Canadian Mennonite
Volume 12, No. 10
May 12, 2008


Focus on Fair Trade

A short history of fair trade

Aaron Epp

National Correspondent

Hilda Espinoza is a member of the Manos Amigos artian group whose goods, including the clay figures, pictured, are sold through a fair trade arrangement with Ten Thousand Villages.

“All things good and fair” are at the heart of fair trade, says Ingrid Heinrichs Pauls, education and media coordinator for Ten Thousand Villages, which markets fair trade products, handicrafts and coffee. “Our main focus is not profit; it’s about creating income for people who would otherwise not have a fair income,” and treating those people “the way we expect to be treated when doing business.”

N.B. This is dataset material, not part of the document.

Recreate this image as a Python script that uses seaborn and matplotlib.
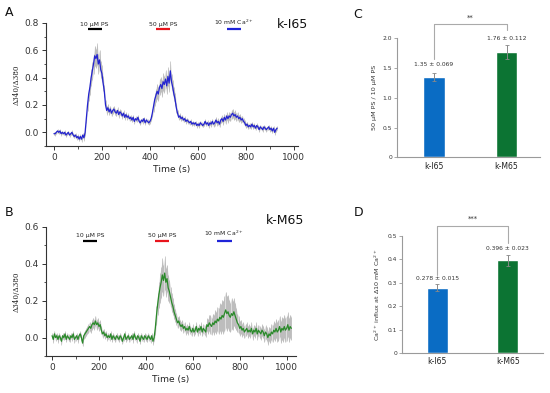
import numpy as np
import pandas as pd
import matplotlib
matplotlib.use("Agg")
import matplotlib.pyplot as plt
import seaborn as sns

# ---------------- data ----------------
# Panel A trace (k-I65), sampled every 5 s from 0 s
trace_a = [
    -0.01, -0.01, 0.00, 0.01, 0.00, 0.01, -0.01, 0.00, -0.01, 0.00,
    -0.02, -0.01, 0.00, -0.02, -0.01, 0.00, -0.02, -0.03, -0.02, -0.04,
    -0.03, -0.05, -0.03, -0.05, -0.02, -0.04, 0.00, 0.10, 0.20, 0.28,
    0.33, 0.40, 0.45, 0.50, 0.56, 0.54, 0.57, 0.50, 0.53, 0.46,
    0.43, 0.36, 0.30, 0.20, 0.16, 0.18, 0.15, 0.17, 0.14, 0.16,
    0.17, 0.15, 0.14, 0.16, 0.13, 0.15, 0.14, 0.12, 0.14, 0.11,
    0.13, 0.11, 0.12, 0.10, 0.11, 0.09, 0.11, 0.08, 0.10, 0.09,
    0.11, 0.08, 0.07, 0.09, 0.08, 0.10, 0.07, 0.09, 0.08, 0.07,
    0.08, 0.10, 0.14, 0.19, 0.24, 0.27, 0.30, 0.28, 0.33, 0.35,
    0.32, 0.37, 0.35, 0.39, 0.34, 0.41, 0.36, 0.45, 0.37, 0.33,
    0.28, 0.24, 0.18, 0.14, 0.11, 0.12, 0.10, 0.11, 0.09, 0.10,
    0.08, 0.09, 0.08, 0.07, 0.08, 0.06, 0.07, 0.06, 0.07, 0.05,
    0.06, 0.05, 0.07, 0.06, 0.05, 0.06, 0.08, 0.06, 0.07, 0.05,
    0.07, 0.06, 0.08, 0.06, 0.07, 0.09, 0.07, 0.08, 0.06, 0.09,
    0.10, 0.08, 0.11, 0.09, 0.12, 0.10, 0.12, 0.11, 0.13, 0.14,
    0.12, 0.13, 0.11, 0.12, 0.10, 0.11, 0.09, 0.10, 0.08, 0.07,
    0.05, 0.06, 0.04, 0.05, 0.04, 0.06, 0.04, 0.05, 0.03, 0.05,
    0.04, 0.02, 0.04, 0.03, 0.02, 0.04, 0.03, 0.02, 0.03, 0.04,
    0.02, 0.03, 0.01, 0.03, 0.00, 0.02, 0.03,
]
sem_a = [
    0.012, 0.014, 0.012, 0.015, 0.013, 0.012, 0.014, 0.013, 0.012, 0.015,
    0.014, 0.012, 0.013, 0.015, 0.012, 0.014, 0.013, 0.015, 0.014, 0.016,
    0.015, 0.017, 0.016, 0.018, 0.017, 0.020, 0.025, 0.035, 0.045, 0.050,
    0.055, 0.060, 0.065, 0.070, 0.075, 0.070, 0.080, 0.070, 0.075, 0.065,
    0.060, 0.055, 0.045, 0.035, 0.030, 0.028, 0.026, 0.025, 0.024, 0.025,
    0.024, 0.023, 0.024, 0.022, 0.023, 0.021, 0.022, 0.020, 0.021, 0.019,
    0.020, 0.019, 0.018, 0.019, 0.018, 0.017, 0.018, 0.017, 0.016, 0.017,
    0.016, 0.015, 0.016, 0.015, 0.016, 0.015, 0.014, 0.015, 0.016, 0.015,
    0.016, 0.020, 0.030, 0.040, 0.045, 0.050, 0.055, 0.050, 0.060, 0.055,
    0.060, 0.065, 0.060, 0.065, 0.060, 0.070, 0.065, 0.070, 0.060, 0.055,
    0.050, 0.045, 0.035, 0.025, 0.020, 0.020, 0.019, 0.018, 0.018, 0.017,
    0.016, 0.017, 0.016, 0.015, 0.016, 0.015, 0.014, 0.015, 0.014, 0.015,
    0.014, 0.015, 0.016, 0.015, 0.014, 0.016, 0.017, 0.016, 0.018, 0.017,
    0.018, 0.019, 0.020, 0.019, 0.021, 0.022, 0.021, 0.023, 0.022, 0.024,
    0.025, 0.026, 0.027, 0.028, 0.030, 0.029, 0.031, 0.030, 0.032, 0.033,
    0.031, 0.030, 0.029, 0.028, 0.027, 0.026, 0.024, 0.023, 0.022, 0.021,
    0.020, 0.019, 0.018, 0.019, 0.018, 0.017, 0.018, 0.017, 0.016, 0.017,
    0.016, 0.017, 0.016, 0.015, 0.016, 0.015, 0.016, 0.015, 0.016, 0.017,
    0.016, 0.017, 0.018, 0.017, 0.018, 0.017, 0.016,
]

# Panel B trace (k-M65), sampled every 5 s from 0 s
trace_b = [
    0.01, -0.01, 0.02, 0.00, 0.01, -0.01, 0.01, 0.00, -0.02, 0.01,
    0.00, 0.02, -0.01, 0.01, 0.00, -0.01, 0.01, 0.00, 0.02, -0.01,
    0.00, 0.01, -0.01, 0.01, 0.02, 0.00, -0.03, 0.01, 0.02, 0.03,
    0.04, 0.05, 0.06, 0.05, 0.07, 0.08, 0.07, 0.09, 0.07, 0.08,
    0.06, 0.07, 0.04, 0.02, 0.03, 0.01, 0.02, 0.00, 0.01, 0.00,
    0.02, -0.01, 0.01, 0.00, -0.01, 0.01, 0.00, -0.01, 0.01, 0.00,
    -0.02, 0.00, 0.02, -0.01, 0.00, 0.01, -0.01, 0.00, 0.01, -0.01,
    0.02, 0.00, -0.01, 0.01, 0.00, -0.02, 0.01, 0.00, -0.01, 0.01,
    0.00, -0.01, 0.01, 0.00, -0.01, 0.01, -0.02, 0.00, 0.05, 0.12,
    0.18, 0.23, 0.27, 0.30, 0.34, 0.31, 0.35, 0.30, 0.32, 0.27,
    0.25, 0.22, 0.19, 0.17, 0.14, 0.12, 0.10, 0.08, 0.09, 0.07,
    0.06, 0.07, 0.05, 0.06, 0.04, 0.05, 0.04, 0.06, 0.04, 0.03,
    0.05, 0.03, 0.04, 0.06, 0.03, 0.05, 0.04, 0.06, 0.03, 0.05,
    0.04, 0.03, 0.07, 0.06, 0.08, 0.07, 0.06, 0.08, 0.07, 0.09,
    0.08, 0.10, 0.09, 0.11, 0.10, 0.12, 0.11, 0.13, 0.15, 0.13,
    0.14, 0.12, 0.11, 0.13, 0.12, 0.14, 0.12, 0.10, 0.08, 0.07,
    0.05, 0.06, 0.04, 0.05, 0.03, 0.04, 0.05, 0.03, 0.04, 0.03,
    0.05, 0.02, 0.04, 0.03, 0.05, 0.02, 0.04, 0.03, 0.02, 0.04,
    0.03, 0.01, 0.03, 0.02, 0.00, 0.02, 0.01, 0.03, 0.02, 0.04,
    0.03, 0.05, 0.03, 0.04, 0.06, 0.03, 0.05, 0.04, 0.06, 0.04,
    0.05, 0.07, 0.04, 0.06, 0.05,
]
sem_b = [
    0.015, 0.017, 0.016, 0.018, 0.015, 0.017, 0.016, 0.015, 0.018, 0.016,
    0.015, 0.017, 0.016, 0.015, 0.017, 0.016, 0.015, 0.017, 0.016, 0.018,
    0.016, 0.015, 0.017, 0.016, 0.015, 0.017, 0.018, 0.018, 0.020, 0.021,
    0.022, 0.024, 0.025, 0.026, 0.027, 0.028, 0.027, 0.029, 0.028, 0.027,
    0.026, 0.024, 0.022, 0.020, 0.019, 0.018, 0.017, 0.016, 0.017, 0.016,
    0.015, 0.016, 0.017, 0.015, 0.016, 0.017, 0.015, 0.016, 0.017, 0.016,
    0.015, 0.016, 0.017, 0.016, 0.015, 0.017, 0.016, 0.015, 0.016, 0.017,
    0.016, 0.015, 0.017, 0.016, 0.015, 0.016, 0.017, 0.016, 0.015, 0.016,
    0.017, 0.016, 0.015, 0.016, 0.017, 0.016, 0.018, 0.020, 0.035, 0.050,
    0.060, 0.070, 0.080, 0.085, 0.090, 0.085, 0.090, 0.080, 0.075, 0.070,
    0.060, 0.055, 0.050, 0.045, 0.040, 0.035, 0.032, 0.030, 0.028, 0.027,
    0.026, 0.025, 0.024, 0.025, 0.024, 0.023, 0.024, 0.023, 0.022, 0.023,
    0.022, 0.023, 0.022, 0.023, 0.022, 0.023, 0.024, 0.023, 0.024, 0.025,
    0.026, 0.027, 0.035, 0.040, 0.045, 0.050, 0.045, 0.050, 0.055, 0.060,
    0.060, 0.065, 0.070, 0.075, 0.080, 0.085, 0.090, 0.095, 0.100, 0.095,
    0.090, 0.085, 0.080, 0.085, 0.080, 0.075, 0.070, 0.060, 0.050, 0.045,
    0.040, 0.038, 0.036, 0.035, 0.034, 0.033, 0.032, 0.033, 0.032, 0.031,
    0.032, 0.031, 0.030, 0.031, 0.032, 0.031, 0.030, 0.031, 0.032, 0.033,
    0.034, 0.035, 0.036, 0.037, 0.038, 0.040, 0.042, 0.044, 0.046, 0.048,
    0.050, 0.052, 0.054, 0.056, 0.058, 0.060, 0.062, 0.064, 0.065, 0.066,
    0.066, 0.067, 0.066, 0.065, 0.064,
]

# stimulation bars: (label, start, end)
stim_a = [("10 μM PS", 140, 200), ("50 μM PS", 425, 485), ("10 mM Ca$^{2+}$", 720, 780)]
stim_b = [("10 μM PS", 132, 191), ("50 μM PS", 438, 498), ("10 mM Ca$^{2+}$", 702, 766)]
stim_colors = ["#000000", "#e8141c", "#1f24d8"]

# bar panels
groups = ["k-I65", "k-M65"]
ratio_mean = [1.35, 1.76]
ratio_sem = [0.069, 0.112]
influx_mean = [0.278, 0.396]
influx_sem = [0.015, 0.023]
bar_colors = ["#0a6cc4", "#0c7433"]

# ---------------- figure ----------------
sns.set_style("ticks")
plt.rcParams["font.family"] = ["DejaVu Sans"]
W, H = 550, 393
fig = plt.figure(figsize=(W / 100, H / 100), dpi=100)
fig.patch.set_facecolor("white")


def px_axes(left, top, right, bottom):
    return fig.add_axes([left / W, 1 - bottom / H, (right - left) / W, (bottom - top) / H])


def trace_panel(ax, y, sem, color, stim, xlim, ylim, yticks, stim_y, text_y, name, name_xy):
    t = np.arange(len(y)) * 5
    y = np.array(y)
    sem = np.array(sem)
    ax.fill_between(t, y - sem, y + sem, color="#b4b4b4", alpha=0.45, linewidth=0)
    ax.errorbar(t, y, yerr=sem, fmt="none", ecolor="#8c8c8c", elinewidth=0.5, alpha=0.55)
    df = pd.DataFrame({"Time (s)": t, "ratio": y})
    sns.lineplot(data=df, x="Time (s)", y="ratio", ax=ax, color=color, linewidth=0.9)
    ax.set_xlim(*xlim)
    ax.set_ylim(*ylim)
    ax.set_xticks([0, 200, 400, 600, 800, 1000])
    ax.set_yticks(yticks)
    ax.set_yticklabels([f"{v:.1f}" for v in yticks])
    ax.set_xticks([100, 300, 500, 700, 900], minor=True)
    ax.set_yticks([v + 0.1 for v in yticks[:-1]] + [-0.1], minor=True)
    for s in ["top", "right"]:
        ax.spines[s].set_visible(False)
    for s in ["left", "bottom"]:
        ax.spines[s].set_color("#333333")
        ax.spines[s].set_linewidth(0.8)
    ax.tick_params(axis="both", which="major", labelsize=6.5, length=3, width=0.7,
                   colors="#333333", pad=2)
    ax.tick_params(axis="both", which="minor", length=1.8, width=0.6, colors="#333333")
    ax.set_xlabel("Time (s)", fontsize=6.6, labelpad=2, color="#222222")
    ax.set_ylabel("Δ340/Δ380", fontsize=5.2, family="serif", labelpad=3, color="#222222")
    for (lab, a, b), c in zip(stim, stim_colors):
        ax.plot([a, b], [stim_y, stim_y], color=c, linewidth=1.6, solid_capstyle="butt",
                clip_on=False)
        ax.text((a + b) / 2, text_y, lab, ha="center", va="bottom", fontsize=4.4,
                color="#222222")
    fig.text(name_xy[0] / W, 1 - name_xy[1] / H, name, fontsize=9, ha="center",
             va="center", color="#111111")


ax_a = px_axes(46, 23, 298, 146)
trace_panel(ax_a, trace_a, sem_a, "#2424d0", stim_a, (-33, 1017), (-0.1, 0.8),
            [0.0, 0.2, 0.4, 0.6, 0.8], 0.757, 0.772, "k-I65", (292, 24))

ax_b = px_axes(46, 227, 296, 356)
trace_panel(ax_b, trace_b, sem_b, "#2a8a2a", stim_b, (-26, 1040), (-0.1, 0.6),
            [0.0, 0.2, 0.4, 0.6], 0.526, 0.54, "k-M65", (285, 221))


def bar_panel(ax, means, sems, ylim, yticks, fmt, ylabel, labels_y, bracket, star, star_y):
    df = pd.DataFrame({"group": groups, "value": means})
    sns.barplot(data=df, x="group", y="value", hue="group", palette=bar_colors,
                width=0.3, errorbar=None, legend=False, ax=ax, saturation=1)
    ax.errorbar([0, 1], means, yerr=sems, fmt="none", ecolor="#888888", elinewidth=0.7,
                capsize=1.5, capthick=0.6)
    ax.set_ylim(*ylim)
    ax.set_yticks(yticks)
    ax.set_yticklabels([fmt(v) for v in yticks])
    for s in ["top", "right"]:
        ax.spines[s].set_visible(False)
    for s in ["left", "bottom"]:
        ax.spines[s].set_color("#9a9a9a")
        ax.spines[s].set_linewidth(0.8)
    ax.tick_params(axis="y", labelsize=4.3, length=2, width=0.6, colors="#9a9a9a",
                   labelcolor="#333333", pad=1.5)
    ax.tick_params(axis="x", labelsize=5.6, length=0, labelcolor="#222222", pad=3)
    ax.set_xlabel("")
    ax.set_ylabel(ylabel, fontsize=4.6, color="#333333", labelpad=4)
    for i, (m, s) in enumerate(zip(means, sems)):
        ax.text(i, labels_y[i], f"{m} ± {s}", ha="center", va="center", fontsize=4.3,
                color="#333333")
    l0, top, r0 = bracket
    ax.plot([0, 0, 1, 1], [l0, top, top, r0], color="#aaaaaa", linewidth=0.8,
            clip_on=False)
    ax.text(0.5, star_y, star, ha="center", va="center", fontsize=5, color="#333333")


ax_c = px_axes(397, 37.7, 540, 157.5)
bar_panel(ax_c, ratio_mean, ratio_sem, (0, 2.0), [0, 0.5, 1.0, 1.5, 2.0],
          lambda v: "0" if v == 0 else f"{v:.1f}", "50 μM PS / 10 μM PS",
          [1.545, 1.98], (1.645, 2.228, 2.13), "**", 2.33)
ax_c.set_xlim(-0.51, 1.46)

ax_d = px_axes(402, 235.7, 543, 353.3)
bar_panel(ax_d, influx_mean, influx_sem, (0, 0.5), [0, 0.1, 0.2, 0.3, 0.4, 0.5],
          lambda v: "0" if v == 0 else f"{v:.1f}", "Ca$^{2+}$ influx at Δ10 mM Ca$^{2+}$",
          [0.32, 0.446], (0.333, 0.541, 0.469), "***", 0.572)
ax_d.set_xlim(-0.5, 1.5)

# panel letters
for lab, x, y in [("A", 9, 12), ("B", 9, 212), ("C", 358, 15), ("D", 359, 212)]:
    fig.text(x / W, 1 - y / H, lab, fontsize=9, ha="center", va="center", color="#111111")

fig.savefig("out.png", dpi=100, facecolor="white")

That includes ensuring gender equality, no child labour and caring for the environment.

FINE—a group of four worldwide fair trade networks—defines fair trade as “a trading partnership, based on dialogue, transparency and respect, which seeks greater equity in international trade. It contributes to sustainable development by offering better trading conditions to, and securing the rights of, marginalized producers and workers—especially in the South.”

Ten Thousand Villages had its beginning in 1946 when Edna Ruth Byler served with MCC in Puerto Rico with her husband. She met women doing quality needlework, but they had nowhere to sell their work and were living in poverty. Byler took some of the needlework home to Akron, Pa., and began selling it out of the trunk of her car. Soon, she began selling items made by artisans in Haiti and the West Bank. The endeavour proved to be so successful that MCC eventually took it over.

“It started from just a tiny little vision to make a little bit of difference,” Heinrichs Pauls says, “and now it continues to grow phenomenally.” Ten Thousand Villages’ 50 stores earned $16 million last year, a 10 percent increase from the year before.

TransFair Canada is a non-profit certification and public education organization that licenses its registered trademark, Fair Trade Certified, to NGOs, groups and individuals to promote, advocate, market and sell Fair Trade Certified products in Canada. According to a spokesperson from the group, as of last year there were 632 Fair Trade Certified producer groups in 59 source countries. Fair Trade Certified goods worth $120 million were sold in Canada last year, up 48 percent from 2006.

Still, just because the movement is growing doesn’t mean it doesn’t have any faults, says Gavin Fridell, an assistant professor of politics at Trent University in Peterborough, Ont.

In his recent book, Fair Trade Coffee: The Prospects and Pitfalls of Market-Driven Social Justice, Fridell argues that a market-driven fair trade model has emerged as large corporations such as Starbucks have begun promoting fair trade products.

Only 6 percent of the coffee Starbucks sells is, in fact, fair trade, Fridell says, but that allows Starbucks to claim fair trade status “and confuse the consumer, and more generally give themselves an image of being a fair trade company.”

The fair trade movement has shown that people will pay more for ethical products, Fridell says, and he encourages people to keep shopping for fair trade items so long as they remember the difference between Ten Thousand Villages and Starbucks.

“[F]air trade is only a small percentage of world trade,” says Diana Mounce, communications and research coordinator for Ten Thousand Villages, “but at least it’s something tangible people can do that has direct results.”